The common childish response when Mommy or Daddy is denying the child something. “Everybody is doing it” is apparently supposed to be a good enough reason to do it ourselves. However, children are not the only ones that employ this reasoning.

For example, just because “everybody is doing” microservices doesn’t mean that is a good pattern to apply in your context. Martin Fowler has written at length on how to “do” microservices well, and why they might be a poor choice for many.

Popularity Paradox

Tools and techniques become popular because they solve common problems. Yet sometimes we adopt popular tools even if we do not have the problems they solve. We like to be on the cutting edge. We need the best developers, and the best developers obviously work with No-SQL databases… Who cares if we don’t have the scale Kafka was built for, it’s Kafka!

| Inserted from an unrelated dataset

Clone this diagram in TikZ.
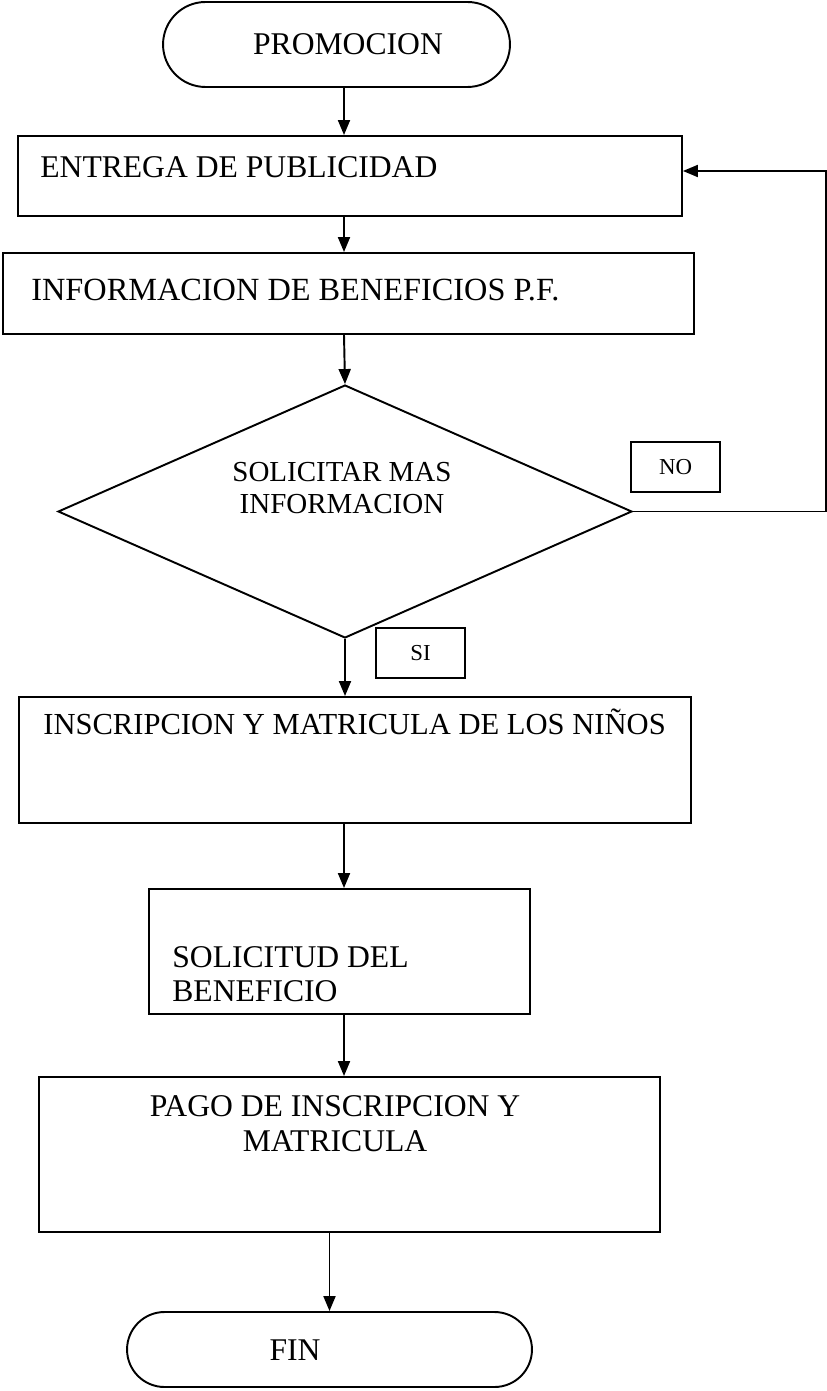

We of course go looking for the popular tools when we have a problem. Nobody wants to be stuck with a tool that nobody knows how to use or support. We want a large user base that can help answer questions. We want developers that know what we are talking about. However, we can quite often fall into the trap of having a brand new hammer, and everything around us begins to look like a nail.

Feel the Force

Feel the forces that are in the business and in your application. If your existing message broker cannot keep up with the amount of messages you put on it, look for a tool to fix that. If your monolith is becoming too slow and dangerous to work on, start splitting it apart. But don’t go inventing problems that don’t exist. You may find that the nail you think you see, with that shiny new hammer, was actually the one on your thumb.